--- GIVEN ENTRIES ---

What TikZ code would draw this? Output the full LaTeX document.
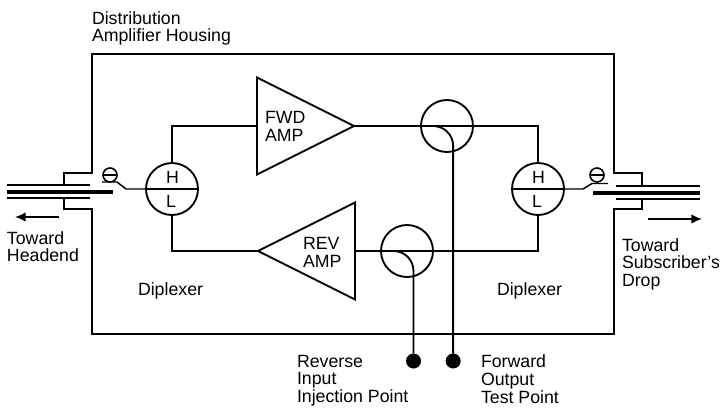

---
--- GIVEN ENTRIES ---

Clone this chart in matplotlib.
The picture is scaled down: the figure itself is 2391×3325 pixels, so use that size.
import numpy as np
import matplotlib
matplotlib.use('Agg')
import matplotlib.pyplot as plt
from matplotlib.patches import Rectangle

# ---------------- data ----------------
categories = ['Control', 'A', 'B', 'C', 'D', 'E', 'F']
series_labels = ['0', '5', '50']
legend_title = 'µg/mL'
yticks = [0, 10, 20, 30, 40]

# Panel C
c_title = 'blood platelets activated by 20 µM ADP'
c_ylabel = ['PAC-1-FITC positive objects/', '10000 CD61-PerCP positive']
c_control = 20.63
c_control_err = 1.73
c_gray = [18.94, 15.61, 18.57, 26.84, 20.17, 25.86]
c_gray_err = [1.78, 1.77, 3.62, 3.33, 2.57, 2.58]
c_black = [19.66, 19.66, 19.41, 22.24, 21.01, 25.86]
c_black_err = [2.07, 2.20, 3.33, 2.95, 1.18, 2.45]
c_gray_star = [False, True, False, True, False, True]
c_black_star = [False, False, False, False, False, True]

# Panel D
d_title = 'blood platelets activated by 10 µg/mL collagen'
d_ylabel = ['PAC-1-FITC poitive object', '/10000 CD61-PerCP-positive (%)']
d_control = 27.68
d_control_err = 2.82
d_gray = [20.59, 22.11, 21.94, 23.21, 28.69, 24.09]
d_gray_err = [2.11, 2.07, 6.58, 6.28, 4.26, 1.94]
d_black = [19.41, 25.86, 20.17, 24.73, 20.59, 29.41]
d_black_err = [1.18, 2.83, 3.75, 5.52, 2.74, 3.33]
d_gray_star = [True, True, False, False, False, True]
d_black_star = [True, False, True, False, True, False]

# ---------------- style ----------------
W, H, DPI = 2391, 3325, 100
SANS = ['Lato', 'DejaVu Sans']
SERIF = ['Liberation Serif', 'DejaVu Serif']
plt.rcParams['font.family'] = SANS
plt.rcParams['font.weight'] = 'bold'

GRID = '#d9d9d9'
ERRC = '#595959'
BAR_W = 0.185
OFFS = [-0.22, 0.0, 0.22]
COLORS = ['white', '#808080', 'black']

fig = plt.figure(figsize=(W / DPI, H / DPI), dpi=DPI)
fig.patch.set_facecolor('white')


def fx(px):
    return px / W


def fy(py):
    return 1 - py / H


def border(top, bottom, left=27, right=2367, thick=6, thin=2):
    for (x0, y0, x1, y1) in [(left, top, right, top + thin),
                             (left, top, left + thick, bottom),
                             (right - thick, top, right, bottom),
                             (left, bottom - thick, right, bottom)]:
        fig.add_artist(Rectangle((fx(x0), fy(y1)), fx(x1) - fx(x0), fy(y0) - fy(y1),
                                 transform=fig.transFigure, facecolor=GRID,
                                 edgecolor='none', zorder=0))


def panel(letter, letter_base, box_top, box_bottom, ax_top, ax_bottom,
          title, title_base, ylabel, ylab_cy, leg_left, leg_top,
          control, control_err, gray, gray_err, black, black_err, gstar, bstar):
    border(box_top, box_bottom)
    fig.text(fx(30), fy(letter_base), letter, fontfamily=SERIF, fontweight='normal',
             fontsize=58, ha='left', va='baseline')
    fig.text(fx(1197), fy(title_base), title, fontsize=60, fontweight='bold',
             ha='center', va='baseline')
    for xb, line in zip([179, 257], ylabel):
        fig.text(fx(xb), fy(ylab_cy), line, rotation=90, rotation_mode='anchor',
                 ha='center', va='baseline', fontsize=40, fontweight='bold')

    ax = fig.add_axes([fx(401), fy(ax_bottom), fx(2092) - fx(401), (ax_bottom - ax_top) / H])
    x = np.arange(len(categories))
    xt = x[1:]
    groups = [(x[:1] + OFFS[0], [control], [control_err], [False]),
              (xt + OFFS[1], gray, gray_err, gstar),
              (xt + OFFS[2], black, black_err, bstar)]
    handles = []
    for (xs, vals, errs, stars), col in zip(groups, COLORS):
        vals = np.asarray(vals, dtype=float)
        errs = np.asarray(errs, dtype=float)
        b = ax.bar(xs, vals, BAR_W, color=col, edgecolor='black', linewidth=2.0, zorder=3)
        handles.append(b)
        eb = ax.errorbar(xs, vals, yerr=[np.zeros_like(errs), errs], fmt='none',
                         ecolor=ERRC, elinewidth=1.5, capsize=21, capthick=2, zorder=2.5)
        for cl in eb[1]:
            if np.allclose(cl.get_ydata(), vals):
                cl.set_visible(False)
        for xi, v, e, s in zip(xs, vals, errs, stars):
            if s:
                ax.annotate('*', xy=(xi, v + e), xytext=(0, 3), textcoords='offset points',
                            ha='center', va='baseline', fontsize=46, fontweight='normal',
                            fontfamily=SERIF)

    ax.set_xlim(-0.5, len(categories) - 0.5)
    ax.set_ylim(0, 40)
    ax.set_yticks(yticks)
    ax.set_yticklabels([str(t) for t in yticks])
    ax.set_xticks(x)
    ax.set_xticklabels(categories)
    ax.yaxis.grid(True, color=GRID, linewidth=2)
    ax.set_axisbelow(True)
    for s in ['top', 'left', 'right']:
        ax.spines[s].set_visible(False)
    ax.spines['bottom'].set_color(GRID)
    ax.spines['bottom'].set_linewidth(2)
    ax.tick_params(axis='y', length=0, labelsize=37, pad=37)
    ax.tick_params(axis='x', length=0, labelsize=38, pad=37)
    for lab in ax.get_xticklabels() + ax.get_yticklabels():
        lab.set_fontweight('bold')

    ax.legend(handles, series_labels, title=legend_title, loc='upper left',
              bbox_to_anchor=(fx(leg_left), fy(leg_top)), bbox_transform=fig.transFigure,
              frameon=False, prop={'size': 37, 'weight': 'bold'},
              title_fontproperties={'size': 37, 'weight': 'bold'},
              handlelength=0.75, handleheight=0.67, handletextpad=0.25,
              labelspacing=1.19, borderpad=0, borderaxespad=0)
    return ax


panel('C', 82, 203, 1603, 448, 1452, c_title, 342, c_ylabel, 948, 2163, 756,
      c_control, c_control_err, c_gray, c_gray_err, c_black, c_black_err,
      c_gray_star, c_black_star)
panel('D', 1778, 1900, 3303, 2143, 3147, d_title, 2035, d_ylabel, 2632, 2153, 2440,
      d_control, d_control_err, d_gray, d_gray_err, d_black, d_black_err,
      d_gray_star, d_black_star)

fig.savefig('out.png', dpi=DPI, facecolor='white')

---

*WORK TO BE COMPLETED*.
Search the lines for the string "this" and copy every line that has it.

*TASK SOLUTION*.
What TikZ code would draw this? Output the full LaTeX document.
Clone this chart in matplotlib.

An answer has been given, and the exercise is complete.